Extract the whole listing as it stands. Do not include the pictures.

SUPPLIED DATA:
—————
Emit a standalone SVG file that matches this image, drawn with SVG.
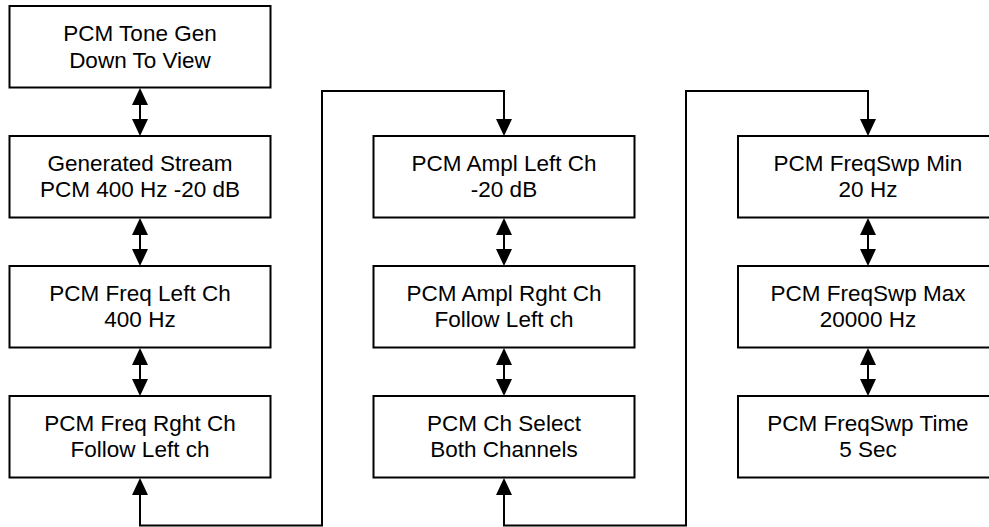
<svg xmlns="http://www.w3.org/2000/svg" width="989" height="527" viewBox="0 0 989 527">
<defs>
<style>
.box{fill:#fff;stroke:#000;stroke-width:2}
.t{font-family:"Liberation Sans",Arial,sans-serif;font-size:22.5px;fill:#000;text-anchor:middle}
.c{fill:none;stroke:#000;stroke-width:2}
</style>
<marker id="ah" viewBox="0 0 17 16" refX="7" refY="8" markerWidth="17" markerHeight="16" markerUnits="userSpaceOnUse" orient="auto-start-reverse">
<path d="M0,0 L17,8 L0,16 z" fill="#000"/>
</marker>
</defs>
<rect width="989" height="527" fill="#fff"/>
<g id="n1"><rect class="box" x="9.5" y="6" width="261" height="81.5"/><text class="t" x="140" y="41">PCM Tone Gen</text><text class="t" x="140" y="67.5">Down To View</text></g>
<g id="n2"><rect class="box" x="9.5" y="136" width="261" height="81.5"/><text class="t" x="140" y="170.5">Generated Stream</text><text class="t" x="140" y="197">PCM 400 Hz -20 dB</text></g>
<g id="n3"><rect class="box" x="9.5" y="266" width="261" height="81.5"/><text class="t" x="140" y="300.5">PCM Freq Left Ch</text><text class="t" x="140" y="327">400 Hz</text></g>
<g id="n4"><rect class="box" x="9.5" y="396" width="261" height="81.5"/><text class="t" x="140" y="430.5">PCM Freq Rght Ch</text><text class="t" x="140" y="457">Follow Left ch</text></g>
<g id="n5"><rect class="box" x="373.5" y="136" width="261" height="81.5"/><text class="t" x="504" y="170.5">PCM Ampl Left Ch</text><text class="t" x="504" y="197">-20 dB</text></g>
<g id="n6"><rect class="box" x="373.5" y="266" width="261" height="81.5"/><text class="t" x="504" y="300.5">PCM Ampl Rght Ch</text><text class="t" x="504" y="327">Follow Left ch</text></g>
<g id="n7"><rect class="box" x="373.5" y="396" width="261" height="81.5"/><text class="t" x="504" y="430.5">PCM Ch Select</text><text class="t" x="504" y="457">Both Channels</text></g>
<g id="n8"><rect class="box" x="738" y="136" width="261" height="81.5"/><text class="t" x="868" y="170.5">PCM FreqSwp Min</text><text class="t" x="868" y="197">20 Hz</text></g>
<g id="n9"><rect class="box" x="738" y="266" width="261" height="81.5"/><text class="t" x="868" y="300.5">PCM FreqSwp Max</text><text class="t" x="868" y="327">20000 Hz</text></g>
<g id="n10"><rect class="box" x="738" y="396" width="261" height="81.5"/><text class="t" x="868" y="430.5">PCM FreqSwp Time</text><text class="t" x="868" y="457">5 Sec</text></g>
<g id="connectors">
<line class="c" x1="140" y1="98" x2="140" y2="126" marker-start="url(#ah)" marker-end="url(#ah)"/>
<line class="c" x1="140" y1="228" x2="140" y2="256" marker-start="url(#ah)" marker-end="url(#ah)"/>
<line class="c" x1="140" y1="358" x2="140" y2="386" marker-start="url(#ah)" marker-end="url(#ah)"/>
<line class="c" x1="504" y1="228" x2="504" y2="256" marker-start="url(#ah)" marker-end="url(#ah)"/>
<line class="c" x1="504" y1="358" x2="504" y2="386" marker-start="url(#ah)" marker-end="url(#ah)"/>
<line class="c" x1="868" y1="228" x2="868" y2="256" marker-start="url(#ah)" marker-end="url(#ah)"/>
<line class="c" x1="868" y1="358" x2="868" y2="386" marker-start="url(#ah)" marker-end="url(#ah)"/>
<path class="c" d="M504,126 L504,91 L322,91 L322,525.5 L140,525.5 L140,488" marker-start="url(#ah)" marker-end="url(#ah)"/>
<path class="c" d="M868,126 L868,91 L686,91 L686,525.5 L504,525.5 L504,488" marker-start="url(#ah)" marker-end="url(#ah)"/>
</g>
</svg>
—————
TASK ANSWER:
Emit a standalone SVG file that matches this image, drawn with SVG.
<svg xmlns="http://www.w3.org/2000/svg" width="989" height="527" viewBox="0 0 989 527">
<defs>
<style>
.box{fill:#fff;stroke:#000;stroke-width:2}
.t{font-family:"Liberation Sans",Arial,sans-serif;font-size:22.5px;fill:#000;text-anchor:middle}
.c{fill:none;stroke:#000;stroke-width:2}
</style>
<marker id="ah" viewBox="0 0 17 16" refX="7" refY="8" markerWidth="17" markerHeight="16" markerUnits="userSpaceOnUse" orient="auto-start-reverse">
<path d="M0,0 L17,8 L0,16 z" fill="#000"/>
</marker>
</defs>
<rect width="989" height="527" fill="#fff"/>
<g id="n1"><rect class="box" x="9.5" y="6" width="261" height="81.5"/><text class="t" x="140" y="41">PCM Tone Gen</text><text class="t" x="140" y="67.5">Down To View</text></g>
<g id="n2"><rect class="box" x="9.5" y="136" width="261" height="81.5"/><text class="t" x="140" y="170.5">Generated Stream</text><text class="t" x="140" y="197">PCM 400 Hz -20 dB</text></g>
<g id="n3"><rect class="box" x="9.5" y="266" width="261" height="81.5"/><text class="t" x="140" y="300.5">PCM Freq Left Ch</text><text class="t" x="140" y="327">400 Hz</text></g>
<g id="n4"><rect class="box" x="9.5" y="396" width="261" height="81.5"/><text class="t" x="140" y="430.5">PCM Freq Rght Ch</text><text class="t" x="140" y="457">Follow Left ch</text></g>
<g id="n5"><rect class="box" x="373.5" y="136" width="261" height="81.5"/><text class="t" x="504" y="170.5">PCM Ampl Left Ch</text><text class="t" x="504" y="197">-20 dB</text></g>
<g id="n6"><rect class="box" x="373.5" y="266" width="261" height="81.5"/><text class="t" x="504" y="300.5">PCM Ampl Rght Ch</text><text class="t" x="504" y="327">Follow Left ch</text></g>
<g id="n7"><rect class="box" x="373.5" y="396" width="261" height="81.5"/><text class="t" x="504" y="430.5">PCM Ch Select</text><text class="t" x="504" y="457">Both Channels</text></g>
<g id="n8"><rect class="box" x="738" y="136" width="261" height="81.5"/><text class="t" x="868" y="170.5">PCM FreqSwp Min</text><text class="t" x="868" y="197">20 Hz</text></g>
<g id="n9"><rect class="box" x="738" y="266" width="261" height="81.5"/><text class="t" x="868" y="300.5">PCM FreqSwp Max</text><text class="t" x="868" y="327">20000 Hz</text></g>
<g id="n10"><rect class="box" x="738" y="396" width="261" height="81.5"/><text class="t" x="868" y="430.5">PCM FreqSwp Time</text><text class="t" x="868" y="457">5 Sec</text></g>
<g id="connectors">
<line class="c" x1="140" y1="98" x2="140" y2="126" marker-start="url(#ah)" marker-end="url(#ah)"/>
<line class="c" x1="140" y1="228" x2="140" y2="256" marker-start="url(#ah)" marker-end="url(#ah)"/>
<line class="c" x1="140" y1="358" x2="140" y2="386" marker-start="url(#ah)" marker-end="url(#ah)"/>
<line class="c" x1="504" y1="228" x2="504" y2="256" marker-start="url(#ah)" marker-end="url(#ah)"/>
<line class="c" x1="504" y1="358" x2="504" y2="386" marker-start="url(#ah)" marker-end="url(#ah)"/>
<line class="c" x1="868" y1="228" x2="868" y2="256" marker-start="url(#ah)" marker-end="url(#ah)"/>
<line class="c" x1="868" y1="358" x2="868" y2="386" marker-start="url(#ah)" marker-end="url(#ah)"/>
<path class="c" d="M504,126 L504,91 L322,91 L322,525.5 L140,525.5 L140,488" marker-start="url(#ah)" marker-end="url(#ah)"/>
<path class="c" d="M868,126 L868,91 L686,91 L686,525.5 L504,525.5 L504,488" marker-start="url(#ah)" marker-end="url(#ah)"/>
</g>
</svg>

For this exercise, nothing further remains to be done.